Lidia trägt ein langes rotes Samtgewand und ein beige-farbenes Kopftuch. Sie ist blass und hockt eingeschüchtert in einer Ecke. Seit sechs Wochen sitzt sie bereits im Untersuchungsgefängnis von Sulaimania im kurdisch verwalteten Nordirak. In ihrer Hand hält sie ein Foto ihrer Kinder.

Selbst will sie ihre Geschichte nicht erzählen, deshalb schildert Djuan, eine Sozialarbeiterin die Geschichte der 29-Jährigen: "Mit 14 Jahren wurde Lidia an einen viel älteren, taubstummen Mann verheiratet.
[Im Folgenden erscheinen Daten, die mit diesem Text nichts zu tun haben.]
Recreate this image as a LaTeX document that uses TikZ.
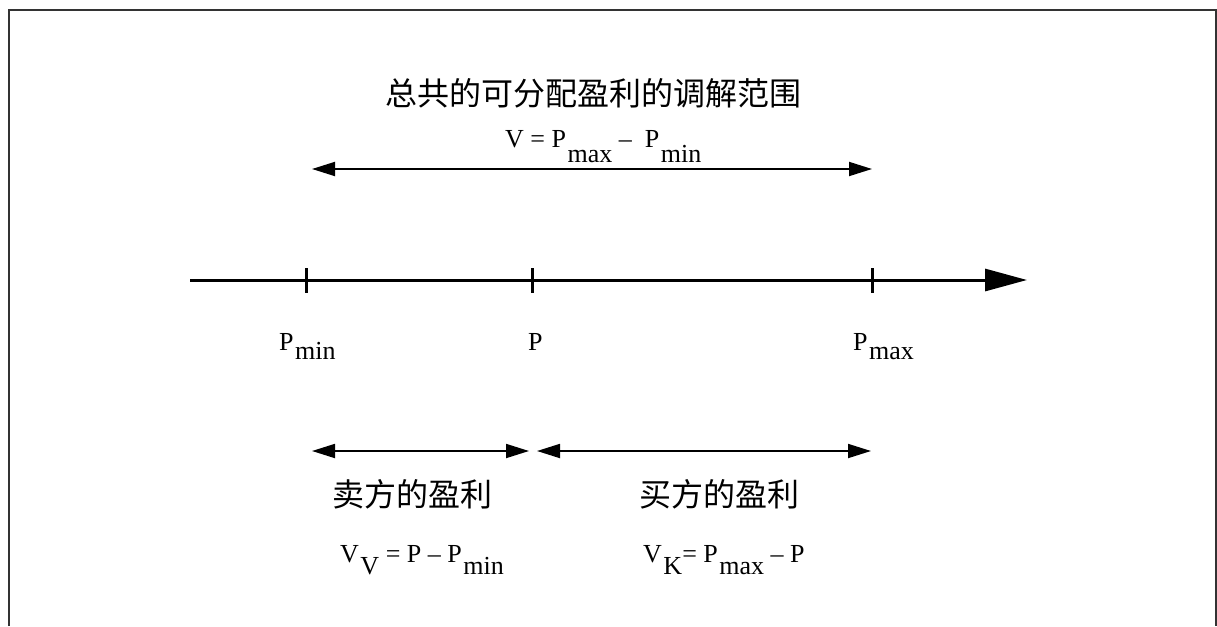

Später hatte sie eine Beziehung mit einem Mann, der 5 Jahre jünger war als sie." Dieser sei ein Arbeitskollege ihres Mannes gewesen und habe eine Beziehung mit der Frau begonnen. Eines Abends soll der Ehemann beide im eigenen Haus erwischt haben. Der betrogene Ehemann zeigte Lidia und ihren Liebhaber an. Daraufhin wurde sie verhaftet. Im Gefängnis bekam Lidia Kontakt zu Sozialarbeiterinnen des Frauenzentrums Khanzad, die einen Rechtsanwalt einschalteten.

Ein bis drei Jahre Gefängnis für Ehebruch

Im Irak werden verheiratete Frauen für außereheliche Beziehungen nach Paragraph 307 wegen Ehebruch bestraft, erklärt Anwalt Karzan. "Die Überlegung ist, du hast mit der Ehe einen Vertrag abgeschlossen und gegen diesen Vertrag hast du verstoßen. Das ist ein schweres Delikt, und das wird bestraft".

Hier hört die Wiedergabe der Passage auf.